### Exercise directions:
Make an exact copy of all the material below, apart from the pictures.

Rows from a dataset of charts and code:
______________________________

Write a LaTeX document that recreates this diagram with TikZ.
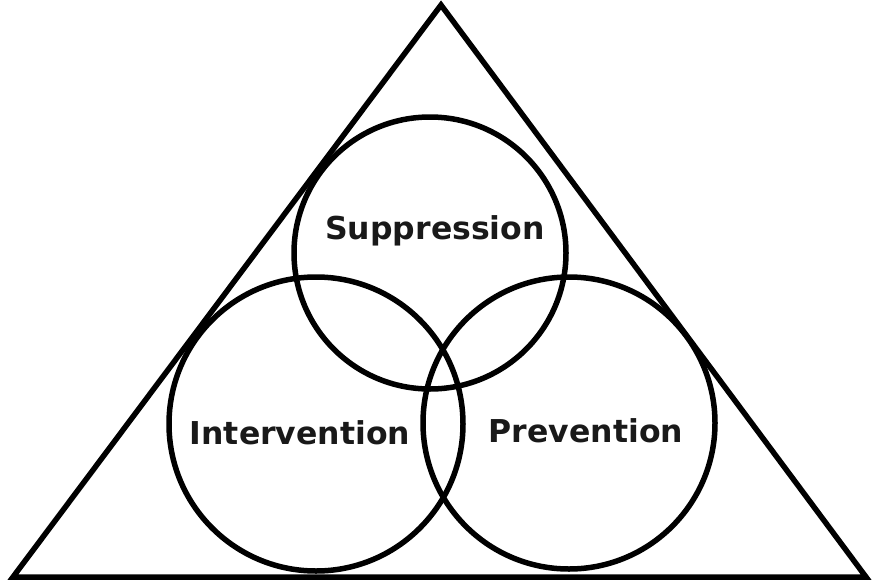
\documentclass[tikz,border=0pt]{standalone}
\usepackage{fontspec}
\setmainfont{DejaVu Sans}
\begin{document}
\begin{tikzpicture}[x=1pt,y=-1pt,
  ring/.style={draw=black,line width=5.5pt,circle,inner sep=0pt},
  lbl/.style={font=\bfseries\fontsize{31.5}{36}\selectfont,text=black!90,inner sep=0pt}]
\useasboundingbox (0,0) rectangle (873,581);
\coordinate (apex) at (441,5);
\coordinate (bl) at (13,577);
\coordinate (br) at (866,577);
\draw[line width=5.5pt,line join=miter] (apex) -- (bl) -- (br) -- cycle;
\node[ring,minimum size=272pt] (sup) at (430,253) {};
\node[ring,minimum size=294pt] (int) at (316,424) {};
\node[ring,minimum size=292pt] (pre) at (569,423) {};
\node[lbl] (tsup) at (435,231) {Suppression};
\node[lbl] (tint) at (300,433) {Intervention};
\node[lbl] (tpre) at (586,431) {Prevention};
\end{tikzpicture}
\end{document}
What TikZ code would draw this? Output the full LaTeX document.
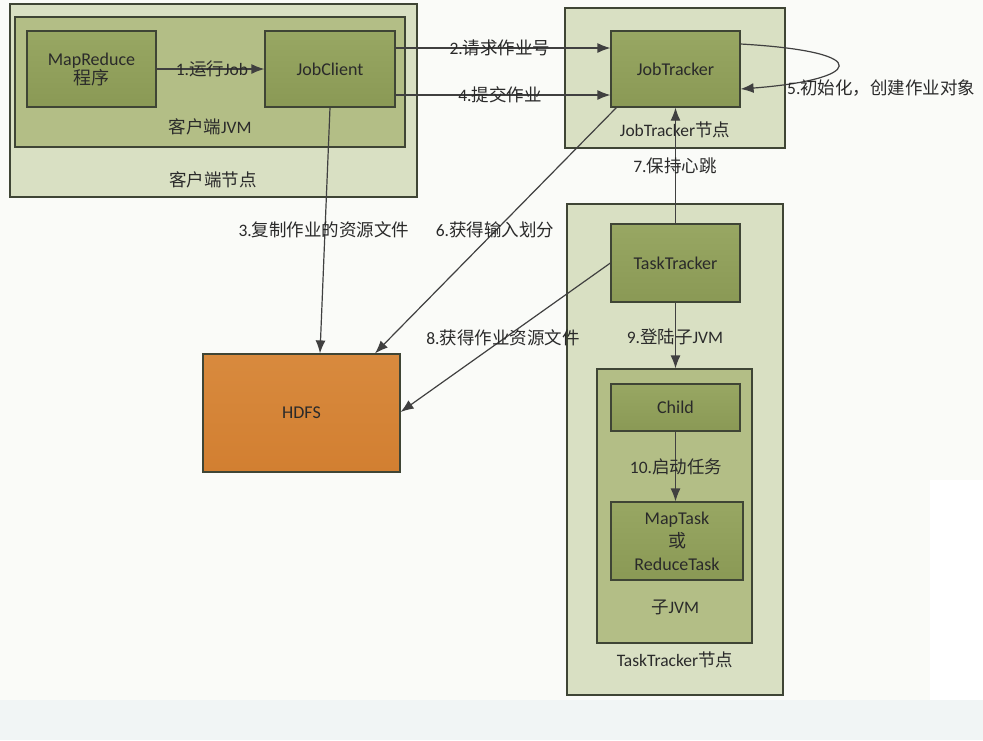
\documentclass[tikz,border=0pt]{standalone}
\usepackage{fontspec}
\setmainfont{Carlito}
\newfontfamily\zhfont{Noto Sans CJK SC}
\newcommand{\zh}[1]{{\zhfont #1}}
\usetikzlibrary{arrows.meta,calc}
\definecolor{outerfill}{HTML}{D9E0C3}
\definecolor{jvmfill}{HTML}{B3BE86}
\definecolor{innerfill}{HTML}{8A9955}
\definecolor{innertop}{HTML}{98A763}
\definecolor{hdfsfill}{HTML}{D27F31}
\definecolor{hdfstop}{HTML}{D88A3E}
\definecolor{edgec}{HTML}{3F4535}
\definecolor{arrc}{HTML}{404040}
\definecolor{txt}{HTML}{2A2A2A}
\definecolor{bg}{HTML}{FAFBF8}
\tikzset{
  frame/.style={draw=edgec, line width=1.2pt, inner sep=0pt},
  outerbox/.style={frame, fill=outerfill},
  jvmbox/.style={frame, fill=jvmfill},
  innerbox/.style={frame, top color=innertop, bottom color=innerfill, text=txt, font=\fontsize{18}{22}\selectfont, align=center},
  hdfsbox/.style={frame, top color=hdfstop, bottom color=hdfsfill, text=txt, font=\fontsize{18}{22}\selectfont},
  lbl/.style={text=txt, font=\fontsize{17.5}{22}\selectfont, inner sep=1pt},
  arr/.style={draw=arrc, line width=1.2pt, -{Latex[length=13pt,width=10pt]}}
}
\begin{document}
\begin{tikzpicture}[x=1pt,y=-1pt]
\useasboundingbox (0,0) rectangle (983,740);
\fill[bg] (0,0) rectangle (983,740);
\fill[white] (930,480) rectangle (983,700);
\fill[color={rgb,255:red,241;green,245;blue,245}] (0,700) rectangle (983,740);
% client node
\node[outerbox, minimum width=407pt, minimum height=193pt] (cn) at (213.5,100.5) {};
\node[jvmbox, minimum width=390pt, minimum height=130pt] (cjvm) at (210,82) {};
\node[innerbox, minimum width=129pt, minimum height=76pt] (mr) at (91.5,69) {MapReduce\\[-3pt]\zh{程序}};
\node[innerbox, minimum width=130pt, minimum height=76pt] (jc) at (330,69) {JobClient};
\node[lbl] (cjvml) at (210,127) {\zh{客户端}JVM};
\node[lbl] (cnl) at (213,180) {\zh{客户端节点}};
% jobtracker node
\node[outerbox, minimum width=220pt, minimum height=140pt] (jtn) at (675,78) {};
\node[innerbox, minimum width=129pt, minimum height=76pt] (jt) at (675.5,69) {JobTracker};
\node[lbl] (jtnl) at (675,130) {JobTracker\zh{节点}};
% tasktracker node
\node[outerbox, minimum width=216pt, minimum height=491pt] (ttn) at (675,449.5) {};
\node[innerbox, minimum width=129pt, minimum height=78pt] (tt) at (675.5,263) {TaskTracker};
\node[jvmbox, minimum width=155pt, minimum height=274pt] (cjvm2) at (674.5,506) {};
\node[innerbox, minimum width=129pt, minimum height=47pt] (child) at (675.5,407.5) {Child};
\node[innerbox, minimum width=132pt, minimum height=78pt, font=\fontsize{18}{23}\selectfont] (mt) at (677,541) {MapTask\\\zh{或}\\ReduceTask};
\node[lbl] (cjvm2l) at (675,607) {\zh{子}JVM};
\node[lbl] (ttnl) at (675,660) {TaskTracker\zh{节点}};
% hdfs
\node[hdfsbox, minimum width=197pt, minimum height=118pt] (hdfs) at (301.5,413) {HDFS};
% arrows
\draw[arr] (mr.east) -- (jc.west);
\node[lbl] (l1) at (212,69) {1.\zh{运行}Job};
\draw[arr] (jc.east |- 0,48) -- (jt.west |- 0,48);
\node[lbl] (l2) at (500,48) {2.\zh{请求作业号}};
\draw[arr] (jc.east |- 0,95) -- (jt.west |- 0,95);
\node[lbl] (l4) at (500,95) {4.\zh{提交作业}};
\draw[arr] (jt.east |- 0,44) .. controls (880,52) and (860,80) .. (jt.east |- 0,89);
\node[lbl, anchor=west] (l5) at (786,88) {5.\zh{初始化，创建作业对象}};
\draw[arr] (tt.north) -- (jt.south);
\node[lbl] (l7) at (675,166) {7.\zh{保持心跳}};
\draw[arr] (jc.south) -- (hdfs.north -| 320,0);
\node[lbl] (l3) at (324,230) {3.\zh{复制作业的资源文件}};
\draw[arr] ($(jt.south west)+(6,0)$) -- (hdfs.north -| 375,0);
\node[lbl] (l6) at (495,230) {6.\zh{获得输入划分}};
\draw[arr] (tt.west) -- (hdfs.east |- 0,412);
\node[lbl] (l8) at (503,338) {8.\zh{获得作业资源文件}};
\draw[arr] (tt.south) -- (cjvm2.north -| tt.south);
\node[lbl] (l9) at (675,337) {9.\zh{登陆子}JVM};
\draw[arr] (child.south) -- (mt.north -| child.south);
\node[lbl] (l10) at (676,467) {10.\zh{启动任务}};
\end{tikzpicture}
\end{document}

______________________________

### Written solution:
Write a LaTeX document that recreates this diagram with TikZ.
\documentclass[tikz,border=0pt]{standalone}
\usepackage{fontspec}
\setmainfont{DejaVu Sans}
\begin{document}
\begin{tikzpicture}[x=1pt,y=-1pt,
  ring/.style={draw=black,line width=5.5pt,circle,inner sep=0pt},
  lbl/.style={font=\bfseries\fontsize{31.5}{36}\selectfont,text=black!90,inner sep=0pt}]
\useasboundingbox (0,0) rectangle (873,581);
\coordinate (apex) at (441,5);
\coordinate (bl) at (13,577);
\coordinate (br) at (866,577);
\draw[line width=5.5pt,line join=miter] (apex) -- (bl) -- (br) -- cycle;
\node[ring,minimum size=272pt] (sup) at (430,253) {};
\node[ring,minimum size=294pt] (int) at (316,424) {};
\node[ring,minimum size=292pt] (pre) at (569,423) {};
\node[lbl] (tsup) at (435,231) {Suppression};
\node[lbl] (tint) at (300,433) {Intervention};
\node[lbl] (tpre) at (586,431) {Prevention};
\end{tikzpicture}
\end{document}
What TikZ code would draw this? Output the full LaTeX document.
\documentclass[tikz,border=0pt]{standalone}
\usepackage{fontspec}
\setmainfont{Carlito}
\newfontfamily\zhfont{Noto Sans CJK SC}
\newcommand{\zh}[1]{{\zhfont #1}}
\usetikzlibrary{arrows.meta,calc}
\definecolor{outerfill}{HTML}{D9E0C3}
\definecolor{jvmfill}{HTML}{B3BE86}
\definecolor{innerfill}{HTML}{8A9955}
\definecolor{innertop}{HTML}{98A763}
\definecolor{hdfsfill}{HTML}{D27F31}
\definecolor{hdfstop}{HTML}{D88A3E}
\definecolor{edgec}{HTML}{3F4535}
\definecolor{arrc}{HTML}{404040}
\definecolor{txt}{HTML}{2A2A2A}
\definecolor{bg}{HTML}{FAFBF8}
\tikzset{
  frame/.style={draw=edgec, line width=1.2pt, inner sep=0pt},
  outerbox/.style={frame, fill=outerfill},
  jvmbox/.style={frame, fill=jvmfill},
  innerbox/.style={frame, top color=innertop, bottom color=innerfill, text=txt, font=\fontsize{18}{22}\selectfont, align=center},
  hdfsbox/.style={frame, top color=hdfstop, bottom color=hdfsfill, text=txt, font=\fontsize{18}{22}\selectfont},
  lbl/.style={text=txt, font=\fontsize{17.5}{22}\selectfont, inner sep=1pt},
  arr/.style={draw=arrc, line width=1.2pt, -{Latex[length=13pt,width=10pt]}}
}
\begin{document}
\begin{tikzpicture}[x=1pt,y=-1pt]
\useasboundingbox (0,0) rectangle (983,740);
\fill[bg] (0,0) rectangle (983,740);
\fill[white] (930,480) rectangle (983,700);
\fill[color={rgb,255:red,241;green,245;blue,245}] (0,700) rectangle (983,740);
% client node
\node[outerbox, minimum width=407pt, minimum height=193pt] (cn) at (213.5,100.5) {};
\node[jvmbox, minimum width=390pt, minimum height=130pt] (cjvm) at (210,82) {};
\node[innerbox, minimum width=129pt, minimum height=76pt] (mr) at (91.5,69) {MapReduce\\[-3pt]\zh{程序}};
\node[innerbox, minimum width=130pt, minimum height=76pt] (jc) at (330,69) {JobClient};
\node[lbl] (cjvml) at (210,127) {\zh{客户端}JVM};
\node[lbl] (cnl) at (213,180) {\zh{客户端节点}};
% jobtracker node
\node[outerbox, minimum width=220pt, minimum height=140pt] (jtn) at (675,78) {};
\node[innerbox, minimum width=129pt, minimum height=76pt] (jt) at (675.5,69) {JobTracker};
\node[lbl] (jtnl) at (675,130) {JobTracker\zh{节点}};
% tasktracker node
\node[outerbox, minimum width=216pt, minimum height=491pt] (ttn) at (675,449.5) {};
\node[innerbox, minimum width=129pt, minimum height=78pt] (tt) at (675.5,263) {TaskTracker};
\node[jvmbox, minimum width=155pt, minimum height=274pt] (cjvm2) at (674.5,506) {};
\node[innerbox, minimum width=129pt, minimum height=47pt] (child) at (675.5,407.5) {Child};
\node[innerbox, minimum width=132pt, minimum height=78pt, font=\fontsize{18}{23}\selectfont] (mt) at (677,541) {MapTask\\\zh{或}\\ReduceTask};
\node[lbl] (cjvm2l) at (675,607) {\zh{子}JVM};
\node[lbl] (ttnl) at (675,660) {TaskTracker\zh{节点}};
% hdfs
\node[hdfsbox, minimum width=197pt, minimum height=118pt] (hdfs) at (301.5,413) {HDFS};
% arrows
\draw[arr] (mr.east) -- (jc.west);
\node[lbl] (l1) at (212,69) {1.\zh{运行}Job};
\draw[arr] (jc.east |- 0,48) -- (jt.west |- 0,48);
\node[lbl] (l2) at (500,48) {2.\zh{请求作业号}};
\draw[arr] (jc.east |- 0,95) -- (jt.west |- 0,95);
\node[lbl] (l4) at (500,95) {4.\zh{提交作业}};
\draw[arr] (jt.east |- 0,44) .. controls (880,52) and (860,80) .. (jt.east |- 0,89);
\node[lbl, anchor=west] (l5) at (786,88) {5.\zh{初始化，创建作业对象}};
\draw[arr] (tt.north) -- (jt.south);
\node[lbl] (l7) at (675,166) {7.\zh{保持心跳}};
\draw[arr] (jc.south) -- (hdfs.north -| 320,0);
\node[lbl] (l3) at (324,230) {3.\zh{复制作业的资源文件}};
\draw[arr] ($(jt.south west)+(6,0)$) -- (hdfs.north -| 375,0);
\node[lbl] (l6) at (495,230) {6.\zh{获得输入划分}};
\draw[arr] (tt.west) -- (hdfs.east |- 0,412);
\node[lbl] (l8) at (503,338) {8.\zh{获得作业资源文件}};
\draw[arr] (tt.south) -- (cjvm2.north -| tt.south);
\node[lbl] (l9) at (675,337) {9.\zh{登陆子}JVM};
\draw[arr] (child.south) -- (mt.north -| child.south);
\node[lbl] (l10) at (676,467) {10.\zh{启动任务}};
\end{tikzpicture}
\end{document}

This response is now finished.